Naqueles dias foi publicado um decreto do imperador Augusto, ordenando o recenseamento do mundo inteiro. Esse primeiro recenseamento aconteceu quando Quirino era governador da Síria (Lc 2,1).
Com estas palavras, Lucas introduz a sua narrativa sobre o nascimento de Jesus e apresenta o motivo de ter ocorrido em Belém: José e Maria não foram a Belém para turismo; foram obrigados a se deslocar por um decreto imperial que ordenou o recenseamento do mundo inteiro.
A menção do imperador Augusto não é por acaso: serve para colocar em relação Jesus e César Augusto. O que eles têm em comum? Quais as diferenças entre eles?
Há uma inscrição histórica na qual vemos como o imperador Augusto queria ser visto e considerado. O nascimento do Imperador conferiu uma fisionomia diferente ao mundo inteiro. O mundo teria se arruinado, se não tivesse nele nascido e brilhado uma felicidade universal. A Providência, que dirige a nossa vida, cumulou este homem de tais dons para a nossa salvação e para a salvação das gerações futuras. O dia do nascimento do Imperador foi para o mundo o início de um novo tempo. A partir do nascimento do salvador deve começar uma nova contagem do tempo (tradução livre da Inscrição de Priene, 9 a.C.).

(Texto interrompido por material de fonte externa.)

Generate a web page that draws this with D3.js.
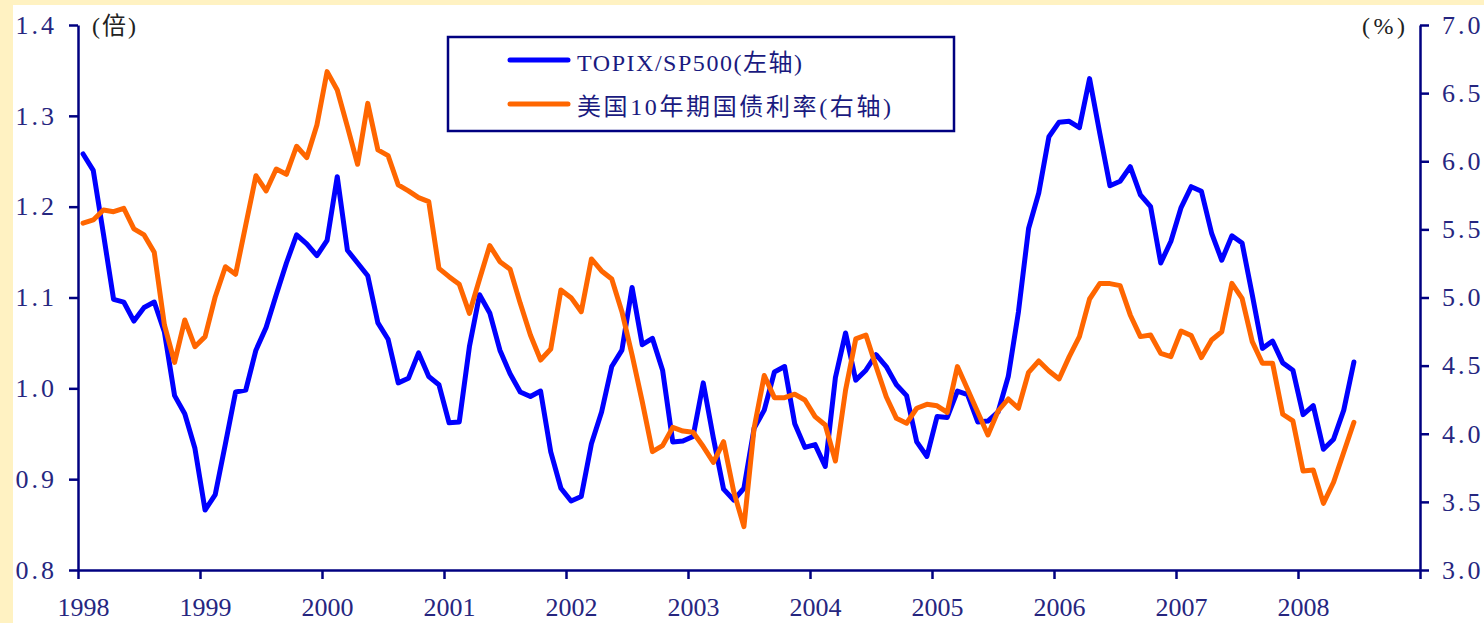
<!DOCTYPE html>
<html>
<head>
<meta charset="utf-8">
<script src="https://cdn.jsdelivr.net/npm/d3@7"></script>
<style>
body { margin: 0; background: #FFF2C2; }
svg { display: block; }
text { font-family: "Liberation Serif", "Noto Sans CJK SC", serif; }
</style>
</head>
<body>
<svg id="chart" width="1484" height="623"></svg>
<script>
// Chart data (monthly, Jan 1998 - Jun 2008)
var years = ["1998", "1999", "2000", "2001", "2002", "2003", "2004", "2005", "2006", "2007", "2008"];
var leftTicks = [0.8, 0.9, 1.0, 1.1, 1.2, 1.3, 1.4];
var rightTicks = [3.0, 3.5, 4.0, 4.5, 5.0, 5.5, 6.0, 6.5, 7.0];
var seriesNames = ["TOPIX/SP500(左轴)", "美国10年期国债利率(右轴)"];

var topixSp500 = [
    1.258, 1.240, 1.170, 1.098, 1.095, 1.074, 1.089, 1.095, 1.062, 0.992, 0.972, 0.934,
    0.866, 0.883, 0.939, 0.996, 0.998, 1.042, 1.067, 1.103, 1.138, 1.169, 1.159, 1.146,
    1.163, 1.233, 1.152, 1.138, 1.124, 1.072, 1.054, 1.006, 1.011, 1.039, 1.013, 1.004,
    0.962, 0.963, 1.046, 1.103, 1.083, 1.042, 1.016, 0.996, 0.991, 0.997, 0.930, 0.890,
    0.876, 0.881, 0.939, 0.974, 1.024, 1.042, 1.111, 1.048, 1.055, 1.020, 0.941, 0.942,
    0.947, 1.006, 0.945, 0.889, 0.877, 0.890, 0.956, 0.976, 1.018, 1.024, 0.961, 0.935,
    0.938, 0.914, 1.012, 1.061, 1.009, 1.020, 1.037, 1.024, 1.004, 0.992, 0.941, 0.925,
    0.969, 0.968, 0.997, 0.993, 0.963, 0.964, 0.974, 1.013, 1.084, 1.176, 1.215, 1.277,
    1.293, 1.294, 1.287, 1.341, 1.281, 1.223, 1.228, 1.244, 1.213, 1.200, 1.138, 1.162,
    1.199, 1.222, 1.217, 1.171, 1.141, 1.168, 1.160, 1.103, 1.044, 1.052, 1.028, 1.020,
    0.971, 0.981, 0.933, 0.944, 0.976, 1.029
];

var ust10y = [
    5.545, 5.569, 5.642, 5.630, 5.655, 5.503, 5.459, 5.332, 4.798, 4.524, 4.835, 4.639,
    4.713, 5.006, 5.226, 5.170, 5.532, 5.894, 5.782, 5.943, 5.904, 6.110, 6.026, 6.266,
    6.658, 6.523, 6.254, 5.978, 6.425, 6.083, 6.041, 5.826, 5.782, 5.733, 5.704, 5.214,
    5.153, 5.097, 4.884, 5.136, 5.381, 5.263, 5.208, 4.957, 4.725, 4.541, 4.622, 5.055,
    4.999, 4.896, 5.283, 5.195, 5.136, 4.896, 4.578, 4.236, 3.869, 3.913, 4.047, 4.020,
    4.011, 3.906, 3.790, 3.942, 3.575, 3.318, 4.040, 4.427, 4.265, 4.265, 4.290, 4.248,
    4.126, 4.064, 3.800, 4.321, 4.696, 4.725, 4.493, 4.272, 4.113, 4.077, 4.187, 4.216,
    4.205, 4.157, 4.493, 4.326, 4.157, 3.991, 4.167, 4.255, 4.187, 4.451, 4.534, 4.461,
    4.402, 4.566, 4.713, 4.989, 5.102, 5.102, 5.087, 4.872, 4.713, 4.725, 4.590, 4.566,
    4.754, 4.720, 4.559, 4.688, 4.749, 5.104, 4.994, 4.676, 4.517, 4.517, 4.143, 4.094,
    3.727, 3.734, 3.489, 3.644, 3.864, 4.084
];

var width = 1484, height = 623;
var plot = {left: 78, right: 1420, top: 25, bottom: 570};
var axisColor = "#000080", labelColor = "#262680";

var svg = d3.select("#chart");

// Background: yellow frame with white panel
svg.append("rect").attr("width", width).attr("height", height).attr("fill", "#FFF2C2");
svg.append("rect").attr("x", 13).attr("y", 5)
    .attr("width", width - 13).attr("height", height - 5).attr("fill", "#fff");

// Scales: x in months since Jan 1998
var nMonths = years.length * 12;
var x = d3.scaleLinear().domain([0, nMonths]).range([plot.left, plot.right]);
var yLeft = d3.scaleLinear().domain([0.8, 1.4]).range([plot.bottom, plot.top]);
var yRight = d3.scaleLinear().domain([3.0, 7.0]).range([plot.bottom, plot.top]);

function styleAxis(g) {
    g.select(".domain").attr("stroke", axisColor).attr("stroke-width", 2.5);
    g.selectAll(".tick line").attr("stroke", axisColor).attr("stroke-width", 2.5);
    g.selectAll(".tick text").attr("fill", labelColor).attr("font-size", 26)
        .attr("font-family", "Liberation Serif, serif");
}

// Left axis
var gLeft = svg.append("g").attr("transform", "translate(" + plot.left + ",0)")
    .call(d3.axisLeft(yLeft).tickValues(leftTicks).tickSize(9).tickSizeOuter(0)
        .tickPadding(12).tickFormat(d3.format(".1f")));
styleAxis(gLeft);
gLeft.selectAll(".tick text").attr("letter-spacing", 3);

// Right axis
var gRight = svg.append("g").attr("transform", "translate(" + plot.right + ",0)")
    .call(d3.axisRight(yRight).tickValues(rightTicks).tickSize(9).tickSizeOuter(0)
        .tickPadding(13).tickFormat(d3.format(".1f")));
styleAxis(gRight);
gRight.selectAll(".tick text").attr("letter-spacing", 3);

// Bottom axis: ticks at each January, labels centred on the January point
var yearTicks = d3.range(0, nMonths + 1, 12);
var gBottom = svg.append("g").attr("transform", "translate(0," + plot.bottom + ")")
    .call(d3.axisBottom(x).tickValues(yearTicks).tickSize(9).tickSizeOuter(0)
        .tickPadding(19).tickFormat(function (d, i) { return years[i] || ""; }));
styleAxis(gBottom);
gBottom.selectAll(".tick text").attr("dx", x(0.5) - x(0));

// Unit labels
svg.append("text").attr("x", 92).attr("y", 34).attr("font-size", 24)
    .attr("textLength", 44).attr("lengthAdjust", "spacing")
    .attr("fill", "#222").text("(倍)");
svg.append("text").attr("x", 1362).attr("y", 34).attr("font-size", 24)
    .attr("textLength", 43).attr("lengthAdjust", "spacing")
    .attr("fill", "#222").text("(%)");

// Lines
var lineLeft = d3.line()
    .x(function (d, i) { return x(i + 0.5); })
    .y(function (d) { return yLeft(d); });
var lineRight = d3.line()
    .x(function (d, i) { return x(i + 0.5); })
    .y(function (d) { return yRight(d); });

svg.append("path").datum(topixSp500).attr("d", lineLeft)
    .attr("fill", "none").attr("stroke", "#0000FF").attr("stroke-width", 5)
    .attr("stroke-linejoin", "round").attr("stroke-linecap", "round");
svg.append("path").datum(ust10y).attr("d", lineRight)
    .attr("fill", "none").attr("stroke", "#FF6600").attr("stroke-width", 5)
    .attr("stroke-linejoin", "round").attr("stroke-linecap", "round");

// Legend
var legend = svg.append("g");
legend.append("rect").attr("x", 448).attr("y", 37).attr("width", 506).attr("height", 94)
    .attr("fill", "#fff").attr("stroke", axisColor).attr("stroke-width", 2.5);
var legendColors = ["#0000FF", "#FF6600"];
var legendWidths = [225, 314];
seriesNames.forEach(function (name, i) {
    var cy = 60 + i * 44;
    legend.append("line").attr("x1", 510).attr("x2", 568).attr("y1", cy).attr("y2", cy)
        .attr("stroke", legendColors[i]).attr("stroke-width", 5).attr("stroke-linecap", "round");
    legend.append("text").attr("x", 577).attr("y", cy + 11).attr("font-size", 24)
        .attr("textLength", legendWidths[i]).attr("lengthAdjust", "spacing")
        .attr("fill", "#1a1a80").text(name);
});
</script>
</body>
</html>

Notem que César Augusto deseja ser considerado “o salvador” (soter). O próprio título de “Augusto” possui uma conotação divina (sebastos = adorável). Como o salvador, ele começou uma nova era para a humanidade, por isso o tempo devia começar a ser contado a partir do seu nascimento.
Como Augusto, Jesus não é um mito; é um personagem histórico que pertence a um tempo e a um lugar: nasceu em Belém, no tempo do imperador Augusto, quando Quirino era governador da Síria, no contexto do primeiro recenseamento do mundo todo.
César Augusto se fazia chamar de salvador e de príncipe da paz, porque naquele tempo, todos ansiavam pela paz e justiça. A exemplo dele, os seus sucessores exigiram serem saudados como “restaurador do mundo”, “esperado do povo”, “restituidor da luz”. Os grandes da história, nesse sentido, nunca foram muito originais!
Para o senso comum, a mentalidade era a de que somente o forte e quem tem o poder dos exércitos pode impor a paz ao mundo (a pax romana) e trazer a salvação para a humanidade.
O que os anjos anunciam aos pastores arrebenta essa mentalidade! Hoje, na cidade de Davi, nasceu para vós um Salvador, que é o Cristo Senhor. Isto vos servirá de sinal: Encontrareis um recém-nascido envolvido em faixas e deitado numa manjedoura.
O sinal do Salvador é um não-sinal: um recém-nascido, envolvido em faixas, deitado numa manjedoura! Somente Deus podia realizar uma mudança tão radical da lógica humana. Trata-se de um “não” radical àquilo que as pessoas sempre pensaram. Nós sozinhos nunca teríamos ousado afirmar tamanha reviravolta na escala de valores: o Salvador, o Príncipe da Paz, o Cristo Senhor é este recém-nascido envolto em faixas, deitado na manjedoura.
Jesus é desde o seu nascimento o imolado, e a manjedoura serve, ao mesmo tempo, de berço e de altar do sacrifício. Além disso, a manjedoura é o coxo onde os animais se alimentam. No natal, está deitado na manjedoura aquele que é o “Pão descido do céu” para ser nosso “Pão da vida”. A manjedoura se torna a mesa de Deus para a qual somos convidados para comer o Pão de Deus.
Na pobreza do nascimento de Belém se revela que o verdadeiro Salvador e o Príncipe da paz não é César Augusto, mas o recém-nascido envolto em faixas e deitado na manjedoura.
Neste Natal, deixemo-nos olhar pelo Senhor; permitamos que Ele venha a nós, e nos encontre, e nos ame, e nos olhe! Abraçados por esse Amor terno e pessoal do Verbo Encarnado, desejo a você e à sua família, um Santo Natal!